We were coming up on end-of-semester finals.  One evening, mid-week, Ashley and I decided to go to the library together to study.  In between studying, we took spots at the computers located in the center of the library.  This was 1998 and the internet was still very new to me.  Ashley was the first person I knew who had a Hotmail account and she may have even helped me set mine up that night.  She also knew how to message people on the other computers around us.  Across the table from our computer was a tall, chiseled, muscular football player named Jake.  Ashley and Jake had hooked up at a party in the fall, so she new him a little.  They were flirtatious for sure.  I drooled every time time I passed him on campus.  I seriously doubted that he even knew that I existed.  I know, I know. This is sounding much like a John Hughes movie! But this, in fact, is the retelling of a true story that happened to me. As fantasy and wet dream as it sounds, it fucking happened. Sometimes I still cannot believe it.  Ashley sent a message over to Jake that said “my roommate thinks you’re really hot.”  His interest was peaked (really, is it always that easy?!)  Then she said, “She’s really sad. You should come over and cheer her up.”  He asked why I was sad.  She told him a baseball player had ditched me after a hook-up and I was having a hard time getting over it.

Jake then wrote, “I’ll be over around 10pm, I need to study a little more.”  What?!  Ashley and I walked home from the library giddy.  I really didn’t believe he would show up.  Ashley, on the other hand, said, “Yes, he’s totally coming!  I can tell by the way he was checking you out.  He thinks you’re a hottie!”  I wasn’t buying it.  When we got home, I got into my pajamas, brushed my teeth and headed to bed.  I had just turned out the light and was laying in the dark when I heard a knock on our front door.  My heart was racing.  Ashley answered the door and I could easily hear them in the living room of our tiny little two-bedroom carriage-house.  At first I thought that since I’d gone to bed and they had history, they’d just hook up again.  Then I heard Ashley say, “C’mon, let’s go in her room and cheer her up.”

What happened next is a blurry, yet totally sober exchange of saliva, hands, sweat, moans and cum.  Jake and Ashley sat on either side of me in my double bed and pulled down the covers.  I really don’t know who kissed who first, Jake and Ashley or me and Jake.  Ashley had one rule with me, no kissing each other.  I could lick her tits, finger her and kiss any other part of her body, but no kissing on the lips.  Jake went down on both of us as we caressed each other from top to bottom.

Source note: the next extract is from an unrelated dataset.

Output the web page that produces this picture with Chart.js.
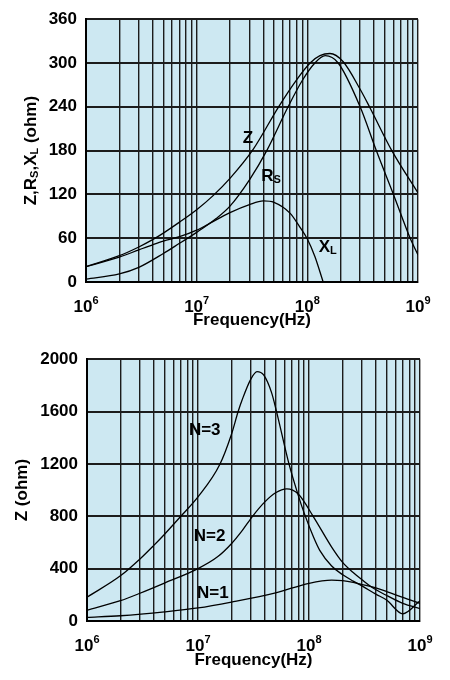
<!DOCTYPE html>
<html>
<head>
<meta charset="utf-8">
<script src="https://cdn.jsdelivr.net/npm/chart.js@4.4.0/dist/chart.umd.min.js"></script>
<style>
body { margin: 0; background: #fff; }
.box { position: absolute; left: 0; width: 450px; height: 340px; }
</style>
</head>
<body>
<div class="box" style="top:0"><canvas id="top"></canvas></div>
<div class="box" style="top:340px"><canvas id="bottom"></canvas></div>
<script>
// top chart: Z, Rs, XL vs frequency
const freqZ = [1e6, 2e6, 3e6, 4e6, 5e6, 7e6, 1e7, 1.4e7, 2e7, 3.25e7, 5.5e7, 8e7, 1.06e8, 1.3e8, 1.6e8, 2.1e8, 3e8, 3.7e8, 5.8e8, 1e9];
const valZ  = [21, 36, 48, 58, 67, 82, 99, 118, 142, 182, 240, 277, 300, 310, 313, 302, 264, 238, 180, 122];

const freqRs = [1e6, 2e6, 3e6, 5e6, 7e6, 1e7, 1.5e7, 2e7, 3e7, 4.3e7, 6.7e7, 9e7, 1.17e8, 1.45e8, 1.9e8, 3e8, 4.2e8, 6e8, 8.5e8, 1e9];
const valRs  = [4, 11, 20, 39, 53, 68, 87, 104, 140, 180, 240, 276, 300, 310, 300, 240, 180, 120, 60, 37];

const freqXL = [1e6, 2e6, 3e6, 4e6, 5e6, 7e6, 1e7, 1.3e7, 2e7, 3e7, 4e7, 5e7, 7e7, 8.5e7, 1e8, 1.17e8, 1.39e8];
const valXL  = [21, 34, 44, 51, 56, 62, 71, 80, 95, 106, 111, 109, 94, 76, 59, 35, 0];

// bottom chart: Z for N = 1, 2, 3 turns
const freqN3 = [1e6, 2e6, 3e6, 4e6, 5e6, 7e6, 1e7, 1.57e7, 2e7, 2.3e7, 2.5e7, 3e7, 3.4e7, 3.9e7, 4.6e7, 5.1e7, 6.6e7, 8e7, 9e7, 1.1e8, 1.25e8, 1.6e8, 2e8, 2.5e8, 3e8, 4e8, 5e8, 7e8, 1e9];
const valN3  = [182, 345, 474, 578, 663, 800, 948, 1195, 1425, 1600, 1690, 1850, 1905, 1880, 1745, 1600, 1200, 960, 830, 640, 540, 420, 355, 305, 268, 205, 160, 55, 155];

const freqN2 = [1e6, 2e6, 3e6, 5e6, 1e7, 1.5e7, 2e7, 2.5e7, 3.1e7, 4e7, 5e7, 6.3e7, 8e7, 1.09e8, 1.6e8, 2e8, 2.5e8, 3e8, 3.65e8, 5e8, 7e8, 1e9];
const valN2  = [82, 155, 212, 290, 400, 490, 590, 690, 800, 910, 980, 1010, 970, 800, 565, 450, 370, 315, 260, 195, 135, 95];

const freqN1 = [1e6, 2e6, 5e6, 1e7, 2e7, 5e7, 1e8, 1.6e8, 2e8, 2.5e8, 3e8, 3.65e8, 5e8, 7e8, 1e9];
const valN1  = [27, 40, 70, 100, 145, 215, 288, 312, 308, 295, 278, 262, 225, 180, 135];

const topYTicks = [0, 60, 120, 180, 240, 300, 360];
const botYTicks = [0, 400, 800, 1200, 1600, 2000];
const decadeTicks = [1e6, 1e7, 1e8, 1e9];
const decadeExp = ['6', '7', '8', '9'];

const gridFreqs = [];
for (let d = 6; d < 9; d++) {
  for (let m = 1; m < 10; m++) gridFreqs.push(m * Math.pow(10, d));
}
gridFreqs.push(1e9);

const FONT = '"Liberation Sans", Arial, sans-serif';
const SIZE = 17;

// text made of runs, sub/superscripts drawn smaller
function drawRuns(ctx, runs, x, y, size) {
  const small = Math.round(size * 0.62);
  let w = 0;
  runs.forEach(r => {
    ctx.font = 'bold ' + (r.sub || r.sup ? small : size) + 'px ' + FONT;
    w += ctx.measureText(r.t).width;
  });
  let cx = x - w / 2;
  ctx.textAlign = 'left';
  ctx.textBaseline = 'alphabetic';
  runs.forEach(r => {
    const s = r.sub || r.sup ? small : size;
    ctx.font = 'bold ' + s + 'px ' + FONT;
    const dy = r.sub ? size * 0.12 : r.sup ? -size * 0.5 : 0;
    ctx.fillText(r.t, cx, y + size * 0.36 + dy);
    cx += ctx.measureText(r.t).width;
  });
}

function makeDecor(cfg) {
  return {
    id: 'decor',
    beforeDraw(chart) {
      const a = chart.chartArea;
      const ctx = chart.ctx;
      ctx.save();
      ctx.fillStyle = '#cde8f2';
      ctx.fillRect(a.left, a.top, a.right - a.left, a.bottom - a.top);
      ctx.restore();
    },
    afterDraw(chart) {
      const {ctx, chartArea: a} = chart;
      const x = chart.scales.x, y = chart.scales.y;
      ctx.save();
      ctx.fillStyle = '#000';
      decadeTicks.forEach((v, i) => {
        drawRuns(ctx, [{t: '10'}, {t: decadeExp[i], sup: true}], x.getPixelForValue(v), a.bottom + 24, SIZE);
      });
      ctx.save();
      ctx.translate(cfg.titleX, (a.top + a.bottom) / 2);
      ctx.rotate(-Math.PI / 2);
      drawRuns(ctx, cfg.title, 0, 0, SIZE);
      ctx.restore();
      cfg.notes.forEach(n => {
        drawRuns(ctx, n.runs, x.getPixelForValue(n.f), y.getPixelForValue(n.v), SIZE);
      });
      ctx.restore();
    }
  };
}

function pts(fs, vs) {
  return fs.map((f, i) => ({x: f, y: vs[i]}));
}

function line(fs, vs) {
  return {
    data: pts(fs, vs),
    borderColor: '#000',
    borderWidth: 1.3,
    pointRadius: 0,
    fill: false,
    cubicInterpolationMode: 'monotone'
  };
}

function makeOptions(yTicks, yWidth, xHeight, pad) {
  return {
    responsive: true,
    maintainAspectRatio: false,
    animation: false,
    layout: {padding: pad},
    plugins: {legend: {display: false}, tooltip: {enabled: false}},
    scales: {
      x: {
        type: 'logarithmic',
        min: 1e6,
        max: 1e9,
        afterBuildTicks: s => { s.ticks = gridFreqs.map(v => ({value: v})); },
        afterFit: s => { s.height = xHeight; },
        ticks: {display: false},
        grid: {color: '#1c1c1c', lineWidth: 1.4, drawTicks: false},
        border: {display: true, color: '#000', width: 2},
        title: {
          display: true,
          text: 'Frequency(Hz)',
          color: '#000',
          font: {family: FONT, size: SIZE, weight: 'bold'},
          padding: {top: 0, bottom: 9}
        }
      },
      y: {
        min: yTicks[0],
        max: yTicks[yTicks.length - 1],
        afterBuildTicks: s => { s.ticks = yTicks.map(v => ({value: v})); },
        afterFit: s => { s.width = yWidth; },
        ticks: {
          color: '#000',
          padding: 9,
          font: {family: FONT, size: SIZE, weight: 'bold'},
          callback: v => String(v)
        },
        grid: {color: '#1c1c1c', lineWidth: 2, drawTicks: false},
        border: {display: true, color: '#000', width: 2}
      }
    }
  };
}

new Chart('top', {
  type: 'line',
  data: {
    datasets: [line(freqZ, valZ), line(freqRs, valRs), line(freqXL, valXL)]
  },
  options: makeOptions(topYTicks, 86, 58, {left: 0, right: 32, top: 16, bottom: 0}),
  plugins: [makeDecor({
    titleX: 30,
    title: [{t: 'Z,R'}, {t: 'S', sub: true}, {t: ',X'}, {t: 'L', sub: true}, {t: ' (ohm)'}],
    notes: [
      {runs: [{t: 'Z'}], f: 2.9e7, v: 199},
      {runs: [{t: 'R'}, {t: 'S', sub: true}], f: 4.7e7, v: 147},
      {runs: [{t: 'X'}, {t: 'L', sub: true}], f: 1.53e8, v: 50}
    ]
  })]
});

new Chart('bottom', {
  type: 'line',
  data: {
    datasets: [line(freqN3, valN3), line(freqN2, valN2), line(freqN1, valN1)]
  },
  options: makeOptions(botYTicks, 87, 59, {left: 0, right: 30, top: 15, bottom: 0}),
  plugins: [makeDecor({
    titleX: 21,
    title: [{t: 'Z (ohm)'}],
    notes: [
      {runs: [{t: 'N=3'}], f: 1.15e7, v: 1470},
      {runs: [{t: 'N=2'}], f: 1.27e7, v: 657},
      {runs: [{t: 'N=1'}], f: 1.36e7, v: 220}
    ]
  })]
});
</script>
</body>
</html>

I can still feel the goosebumps on Ashley’s skin as she came with him sucking on her clit.  I remember Jake standing silhouetted from the alley street lights at the foot of my bed.  Ashley and I unzipped his pants and pulled them down.  We took turns taking him into our mouths.  Then he layed back and I finished him off.  It was an absolutely amazing, dream-like night for all three of us.  And it was just what I needed to get over the hump of the rejection from the one-night-stand.

*What started out as our own little inside joke ended with each of us hooking up with someone from nearly every sports team at our university: soccer, track, baseball, football and swimming.  I never connected with a swimmer. Only Ashley could add that one to her list.  Ahhh, but baseball and football will forever stand out in my mind!